There is, in short, nothing wrong and everything right with inside trading. If anything, inside traders should be hailed as heroes of the free market instead of being apprehended in chains.

But, you say, it is "unfair" for some men to know more than others, and actually to profit by that knowledge. But what kind of  a world-view dubs it "unfair" for some men to know more than others? It is the world-view of the egalitarian, who believes that any kind of superiority of one person over another--in ability, or knowledge, or income, or wealth--is somehow "unfair." But men are not ants or bees or robots; each individual is unique and different from others, and ability, talent, and wealth will therefore differ. That is the glory of the human race, to be admired and protected rather than destroyed, for in such destruction will perish human freedom and civilization itself.

There is another critical aspect to the current Reign of Terror over Wall Street. Freedom of speech, and the right of privacy, particularly cherished possessions of man, have disappeared. Wall Streeters are literally afraid to talk to one another, because muttering over a martini that "Hey, Jim, it looks like XYZ will merge," or even, "Arbus is coming out soon with a hot new product," might well mean indictment, heavy fines, and jail terms. And where are the intrepid guardians of the First Amendment in all this?

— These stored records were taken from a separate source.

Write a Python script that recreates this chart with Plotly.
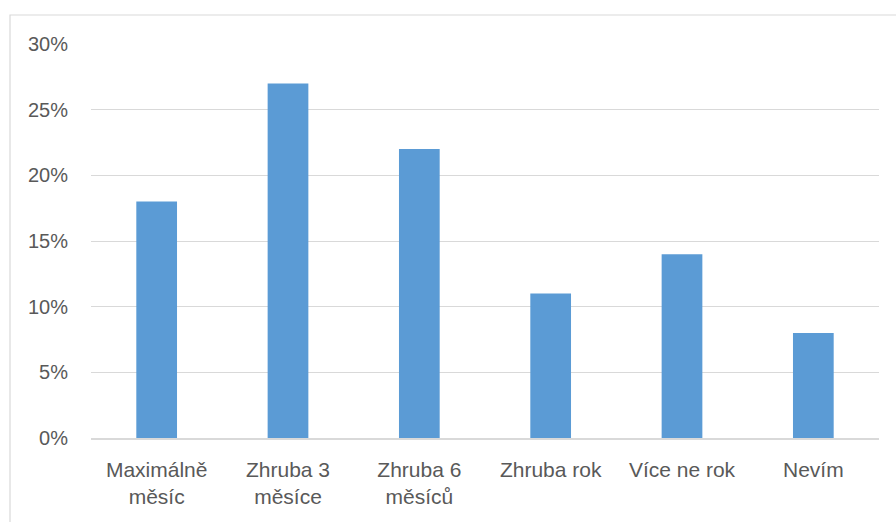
import plotly.graph_objects as go

categories = ["Maximálně<br>měsíc", "Zhruba 3<br>měsíce", "Zhruba 6<br>měsíců", "Zhruba rok", "Více ne rok", "Nevím"]
values = [0.18, 0.27, 0.22, 0.11, 0.14, 0.08]
tick_vals = [0, 0.05, 0.10, 0.15, 0.20, 0.25, 0.30]
tick_text = ["0%", "5%", "10%", "15%", "20%", "25%", "30%"]

W, H = 896, 522
L, R, T, B = 91, 17, 44, 84
pw, ph = W - L - R, H - T - B

fig = go.Figure(go.Bar(x=categories, y=values, marker=dict(color="#5B9BD5", line=dict(width=0)), width=0.31))

def px_x(p):
    return (p - L) / pw

def px_y(p):
    return (H - B - p) / ph

fig.update_layout(
    width=W, height=H,
    margin=dict(l=L, r=R, t=T, b=B),
    paper_bgcolor="white", plot_bgcolor="white",
    font=dict(family="Liberation Sans, Arial, sans-serif", size=21, color="#595959"),
    showlegend=False,
    xaxis=dict(showgrid=False, showline=True, linecolor="#D9D9D9", linewidth=1.5, ticks="", tickfont=dict(size=21), ticklabelstandoff=12),
    yaxis=dict(range=[0, 0.30], tickvals=tick_vals, ticktext=tick_text, showgrid=True, gridcolor="#D9D9D9", gridwidth=1.4,
               zeroline=False, showline=False, ticks="", tickfont=dict(size=20), ticklabelstandoff=22),
    shapes=[dict(type="rect", xref="paper", yref="paper", x0=px_x(10), x1=px_x(905), y0=px_y(530), y1=px_y(15),
                 line=dict(color="#D9D9D9", width=1.2), fillcolor="rgba(0,0,0,0)", layer="below")],
)

fig.write_html("out.html", config={"displayModeBar": False},
               post_script="document.body.style.margin='0';document.body.style.padding='0';")
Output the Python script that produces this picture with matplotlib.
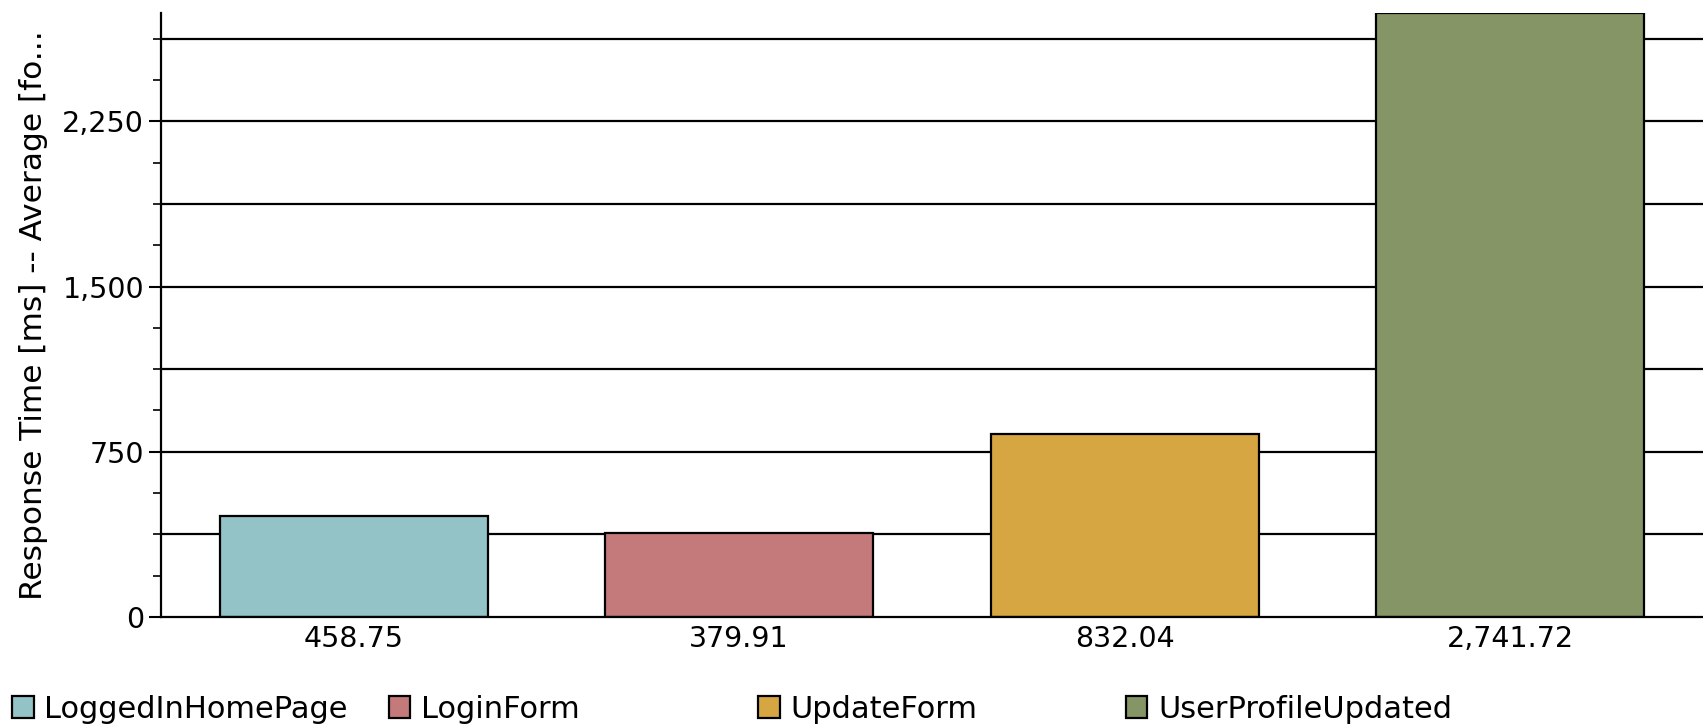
import matplotlib
matplotlib.use("Agg")
import matplotlib.pyplot as plt
from matplotlib.ticker import MultipleLocator, FuncFormatter

categories = ["LoggedInHomePage", "LoginForm", "UpdateForm", "UserProfileUpdated"]
values = [458.75, 379.91, 832.04, 2741.72]
tick_labels = ["458.75", "379.91", "832.04", "2,741.72"]
colors = ["#93C3C6", "#C47A7A", "#D5A642", "#859565"]
y_label = "Response Time [ms] -- Average [fo..."

plt.rcParams['font.family'] = ['DejaVu Sans']
FS = 22
TFS = 20.5

fig = plt.figure(figsize=(17.03, 7.28), dpi=100)
ax = fig.add_axes([0.0944, 0.1525, 0.9056, 0.8297])

x = list(range(len(categories)))
bars = ax.bar(x, values, width=0.695, color=colors, edgecolor="black",
              linewidth=1.6, zorder=3)

ax.set_xlim(-0.5, 3.5)
ax.set_ylim(0, max(values))
ax.set_xticks(x)
ax.set_xticklabels(tick_labels, fontsize=TFS)
ax.tick_params(axis='x', length=0, pad=6)

ax.yaxis.set_major_locator(MultipleLocator(750))
ax.yaxis.set_minor_locator(MultipleLocator(187.5))
ax.yaxis.set_major_formatter(FuncFormatter(lambda v, p: f"{v:,.0f}"))
ax.tick_params(axis='y', which='major', length=9, width=1.5, labelsize=TFS, pad=3)
ax.tick_params(axis='y', which='minor', length=6, width=1.2)

for gy in range(375, int(max(values)) + 1, 375):
    ax.axhline(gy, color="black", linewidth=1.6, zorder=1)

for s in ["top", "right"]:
    ax.spines[s].set_visible(False)
ax.spines["left"].set_linewidth(1.6)
ax.spines["bottom"].set_linewidth(1.6)
ax.spines["bottom"].set_zorder(4)

ax.set_ylabel(y_label, fontsize=22.5, labelpad=10)

legend_x = [0.0, 0.221, 0.438, 0.654]
for bx, bar, cat in zip(legend_x, bars, categories):
    fig.legend([bar], [cat], loc="center left", bbox_to_anchor=(bx, 0.026),
               frameon=False, fontsize=FS, handlelength=0.7, handleheight=0.7,
               handletextpad=0.35, borderaxespad=0)

fig.savefig("out.png", dpi=100)
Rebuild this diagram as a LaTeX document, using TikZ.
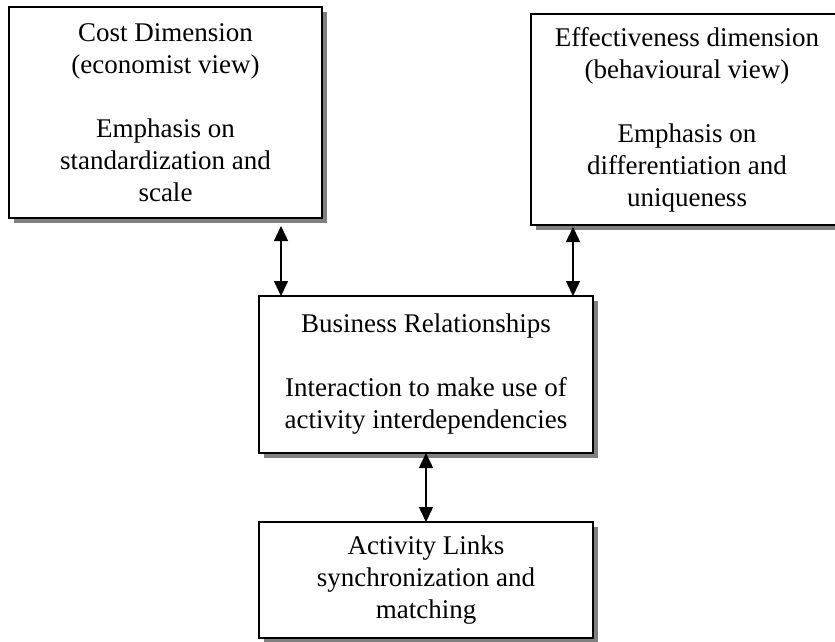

But of course, it is literally impossible to stamp out insider trading, or Wall Streeters talking to another, just as even the Soviet Union, with all its awesome powers of enforcement, has been unable to stamp out dissent or "black (free) market" currency trading. But what the outlawry of insider trading (or of "currency smuggling," the latest investment banker offense to be indicted) does is to give the federal government a hunting license to go after any person or firm who may be out of power in the financial-political struggles among our power elites. (Just as outlawing food would give a hunting license to get after people out of power who are caught eating.) It is surely no accident that the indictments have been centered in groups of investment bankers who are now out of power.

Specifically, the realities are that, since last November, firms such as Drexel Burnham Lambert; Kidder Peabody; and Goldman Sachs; have been under savage assault by the federal government. It is no accident that these are precisely the firms who have been financing takeover bids, which have benefited stockholders at the expense of inefficient, old-line corporate managerial elites. The federal crackdown on these and allied firms is the old-line corporate way of striking back. And looking on, the American public, blinded by envy of the intelligent and the wealthy, and by destructive egalitarian notions of"fairness," cheer to the rafters.